Cowley himself, a Falstaffian figure with a belly, a beard and a jovial grin, says sternly that there has to be a good reason for a trip: "You can't just fly off for the sake of shaking hands with someone." But then he rather spoils the effect by admitting that he felt constrained to back out of a planned Eurobash to Guadeloupe in the West Indies (as a French colony, it is considered part of the EU) because it was scheduled for two weeks before the local elections "and it wouldn't have looked very clever".
No wonder it is so easy for the Tory papers to whip up a storm of jingo about Europe. With its baffling array of funds, initiatives and partnerships - dozens of different ways of redistributing the British taxpayers' money - and the trips to sunny or at least sophisticated places that are required to obtain it, the European relationship can readily be depicted as the corruption and seduction of a rugged but simple innocent - us - by the fiendishly over-civilised. No wonder that the simple but virtuous hearts of the average Daily Mail reader - as conceived by its editor - recoil at such a seduction and yearn for a return to innocence.
Fortunately for the Isle of Wight, its councillors are not in thrall to such infantile fears. For Steve Cowley, the island's involvement in Europe is a way of not only fighting the ravages of economic decline but also of asserting the right of the islands to run their own affairs.
"When you talk to people about a federal Europe," he says, "they don't know what you're talking about: for them it really is the 'f' word. But what it really means is subsidiarity; of decisions taken at the most local level possible. Unfortunately, we have a government that thinks subsidiarity begins and ends in Westminster.

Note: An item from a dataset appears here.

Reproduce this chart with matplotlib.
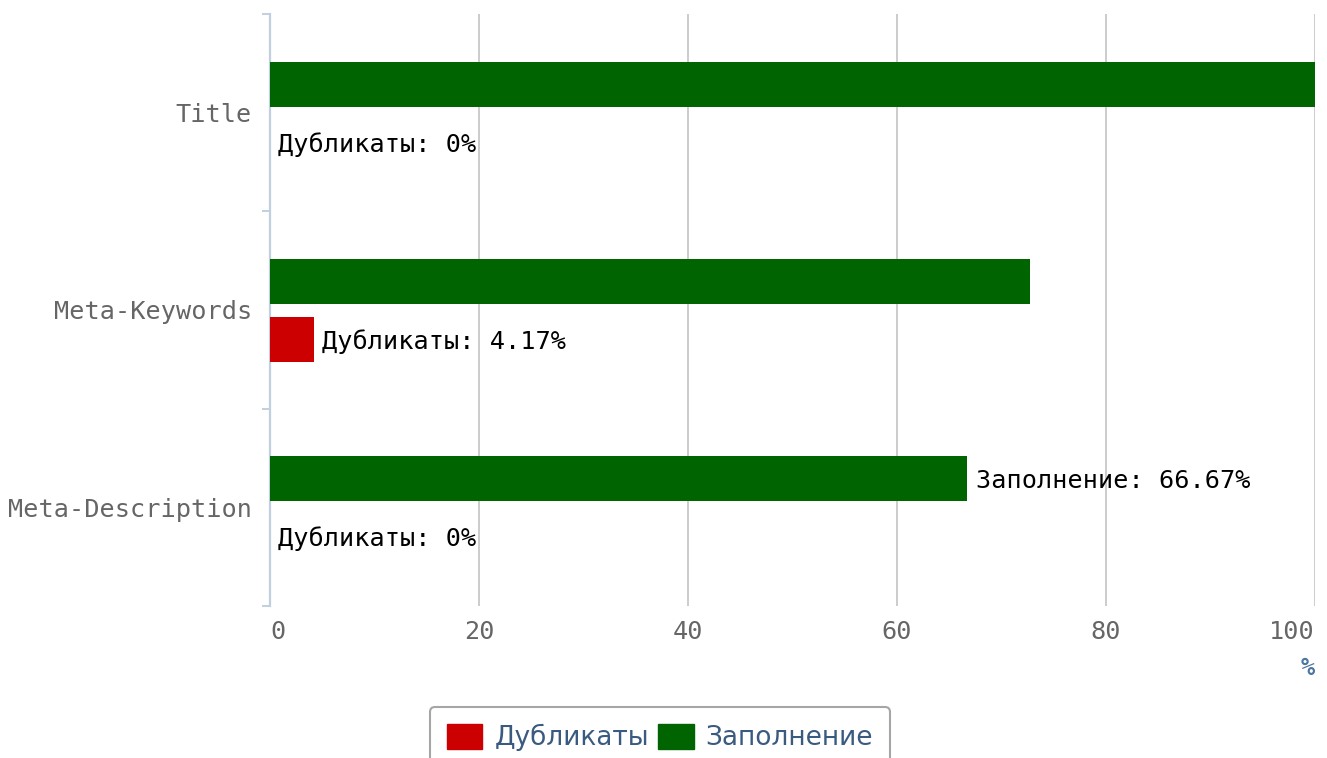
import matplotlib.pyplot as plt
from matplotlib.patches import Patch
from matplotlib.transforms import ScaledTranslation

# Data
categories = ['Title', 'Meta-Keywords', 'Meta-Description']
duplicates = [0, 4.17, 0]        # Дубликаты, %
filled = [100, 72.7, 66.67]      # Заполнение, %
x_ticks = [0, 20, 40, 60, 80, 100]

red = '#cc0000'
green = '#006400'
mono = 'DejaVu Sans Mono'
fs = 18.2

fig = plt.figure(figsize=(13.27, 7.58), dpi=100)
ax = fig.add_axes([270 / 1327, 1 - 606 / 758, 1045 / 1327, 592 / 758])

ypos = list(range(len(categories)))
bar_h = 0.228

ax.barh([y - 0.145 for y in ypos], filled, height=bar_h, color=green, zorder=3)
ax.barh([y + 0.15 for y in ypos], duplicates, height=bar_h, color=red, zorder=3)

# data labels that are visible on the chart
lbl = dict(fontsize=fs, family=mono, color='black', va='center',
           textcoords='offset points', zorder=4)
for i, v in enumerate(duplicates):
    ax.annotate(f'Дубликаты: {v:g}%', (v, i + 0.15), xytext=(6, -1.5), **lbl)
ax.annotate(f'Заполнение: {filled[2]:g}%', (filled[2], 2 - 0.145), xytext=(7, -1.5), **lbl)

ax.set_xlim(0, 100)
ax.set_ylim(2.5, -0.5)
ax.set_xticks(x_ticks)
ax.set_xticklabels([str(t) for t in x_ticks], family=mono, fontsize=fs, color='#666666')
xl = ax.get_xticklabels()
xl[0].set_horizontalalignment('left')
xl[-1].set_horizontalalignment('right')
ax.set_yticks(ypos)
ax.set_yticklabels(categories, family=mono, fontsize=fs, color='#666666',
                   va='center_baseline')
shift = ScaledTranslation(0, -2 / 100, fig.dpi_scale_trans)
for t in ax.get_yticklabels():
    t.set_transform(t.get_transform() + shift)
ax.set_yticks([-0.5, 0.5, 1.5, 2.5], minor=True)

ax.tick_params(axis='x', length=0, pad=10)
ax.tick_params(axis='y', which='major', length=0, pad=13)
ax.tick_params(axis='y', which='minor', length=6, width=1.4, color='#c0d0e0')

ax.grid(axis='x', color='#cccccc', linewidth=1.4, zorder=0)
ax.set_axisbelow(True)
for s in ['top', 'right', 'bottom']:
    ax.spines[s].set_visible(False)
ax.spines['left'].set_color('#c0d0e0')
ax.spines['left'].set_linewidth(1.6)

ax.set_xlabel('%', loc='right', fontweight='bold', color='#4d759e',
              fontsize=17, labelpad=9, family=mono)

handles = [Patch(facecolor=red, edgecolor=red, label='Дубликаты'),
           Patch(facecolor=green, edgecolor=green, label='Заполнение')]
leg = fig.legend(handles=handles, loc='upper center', ncol=2,
                 bbox_to_anchor=(660 / 1327, 1 - 707 / 758), borderaxespad=0,
                 prop={'family': 'DejaVu Sans', 'size': 19},
                 labelcolor='#3a5a80', frameon=True, fancybox=True,
                 edgecolor='#909090', handlelength=1.35, handleheight=1.05,
                 handletextpad=0.45, columnspacing=0.35, borderpad=0.65)
leg.get_frame().set_linewidth(1.5)

fig.savefig('out.png', dpi=100)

"We have the most centralised government of any country in Europe, and this makes it very difficult for us here to deal with Europe directly: because information and access to funding is cut off at Whitehall. All the other regions in Europe - the German Lander for instance - have direct and easy access to European institutions such as the Commission. For us, it's much more difficult." These frustrations have prompted the council to decide to open an office in Strasbourg, shared with Hampshire, Dorset and Lower Normandy - all members of the Arc Manche - to circumvent the Whitehall roadblock.
How far has the corruption of the Isle of Wight by Europe advanced? There's no doubt that it's getting pretty serious. A Euro Fun Day was held last month to celebrate Europe Day. Baguettes were ostentatiously consumed, boules was played in Newport's St Thomas's Square. Garlic and cherry tomatoes have become important local crops: the island has become a major producer of garlic (some of it is exported to France), and in summer more than 200 local people are employed in the business, which is celebrated in August with a garlic festival, in which garlic- flavoured beer and ice-cream are offered for sale.
Clearly there is no hope for the place. All stout-hearted Daily Telegraph readers are advised to decamp forthwith.